Forderung nach Transparenz
Wenn der Verfassungsschutz die Demokratie schützen will, darf er sich nicht selbst zum blinden Fleck machen. Die Öffentlichkeit hat ein Recht zu erfahren:
- Welche Daten über IS und Al-Qaida tatsächlich vorliegen.
- Warum keine Zahlen genannt werden.
- Ob es politische Gründe für diese Intransparenz gibt.
Dazu habe ich eine IFG-Anfrage an das Bundesamt für Verfassungsschutz und das Bundesinnenministerium gestellt. Sobald Antworten vorliegen, werde ich hier berichten.
Zur AfD im Bericht
Die Analyse des Verfassungsschutzberichts 2024 zeigt deutlich, dass die Darstellung der AfD (Alternative für Deutschland) weniger einem objektiven Sicherheitsrisiko, sondern eher einem politischen Framing dient. Hier die wesentlichen Anhaltspunkte aus dem Bericht:
1. Systematische Rahmung der AfD als Gefahr
Der Bericht widmet der AfD ein ganzes Kapitel von über 20 Seiten (S. 101–123) – weit mehr als jeder anderen Oppositionspartei oder sogar gefährlichen Auslandsterrorgruppe wie IS oder Al-Qaida.
Bereits auf Seite 101 heißt es: „Die Gesamtpartei Alternative für Deutschland (AfD) wird seit dem 12. März 2021 als Verdachtsfall geführt.“
Das bedeutet: Die Partei wird in ihrer Gesamtheit nachrichtendienstlich beobachtet, auch wenn sie in allen Parlamenten vertreten ist.
2.Politisch aufgeladete Begriffe statt Sicherheitsargumente
Der Bericht benutzt durchgehend unscharfe, politisch interpretierbare Begriffe wie:
- „verfassungsschutzrelevante Delegitimierung“
- „relativierende Aussagen zum Nationalsozialismus“
- „verschwörungsideologische Erzählungen“
- „Reproduktion rassistischer Narrative“
Diese Begriffe sind nicht juristisch eindeutig, sondern ideologisch auslegbar – und ermöglichen damit eine sehr weite, politische Deutung.
3. Fehlender Bezug zu konkreten Gefahren
Während man bei anderen Extremismusformen konkrete Gefahren (Anschlagspläne, Gewaltakte, Terrorfinanzierung) benennt, bleibt die Argumentation zur AfD ausschließlich rhetorisch:
„Es bestehen tatsächliche Anhaltspunkte, dass die AfD ein geschlossenes rechtsextremistisches Gedankengut toleriert und befördert.“
Es fehlt jeder Beleg für konkrete Gefährdung der öffentlichen Sicherheit – der Fokus liegt auf Aussagen, Debatten, Positionierungen.
4. Verweis auf „politische Wirkung“ statt Bedrohungslage
Mehrfach betont der Bericht, dass die Wirkung der AfD auf das Vertrauen in den Staat gefährlich sei.
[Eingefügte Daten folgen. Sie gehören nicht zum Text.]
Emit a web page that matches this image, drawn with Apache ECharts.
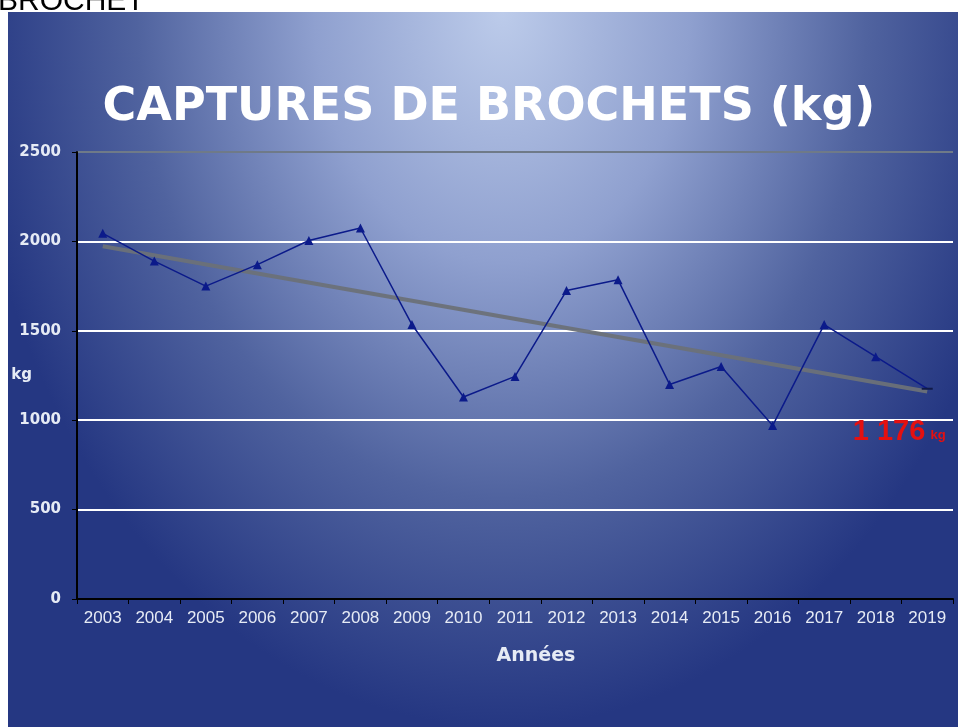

Beispiel:
„Aussagen der AfD zielen darauf ab, staatliche Institutionen zu diskreditieren und in ihrer Legitimität zu erschüttern.“
Das ist kein Sicherheitskriterium, sondern eine politische Bewertung – wie sie auch auf viele oppositionelle Bewegungen zutreffen könnte.
5. Vergleich zu IS/Al-Qaida verdeutlicht das Missverhältnis
Thema | Seiten im Bericht | Konkrete Zahlen | Juristische Grundlage |
AfD | ca. 22 Seiten | detaillierte Personen- und Strukturdarstellungen | „Verdachtsfall“ |
IS & Al-Qaida | ca. 2 Seiten | keine gesicherten Zahlen | Terror-Organisationen |
➡️ Klartext: Eine Oppositionspartei wird ausführlich analysiert – während zu zwei international gelisteten Terrororganisationen keinerlei belastbare Daten vorliegen.
Fazit: Der Verfassungsschutz als politisches Steuerungsinstrument
Der Verfassungsschutzbericht 2024 macht deutlich:
- Der Fokus liegt nicht auf konkreten Gefahren, sondern auf Diskurskontrolle.
- Die AfD wird politisch bewertet – nicht sicherheitsrelevant analysiert.
- Die Weisungsgebundenheit des BfV unter dem Bundesinnenministerium schafft einen strukturellen Interessenkonflikt.
In Kombination mit juristisch unklaren Begriffen und dem auffälligen Missverhältnis zur Darstellung echter Terrorgefahren entsteht der Eindruck:
Hier geht es nicht um Schutz der Verfassung – sondern um Schutz der Regierung vor der Opposition.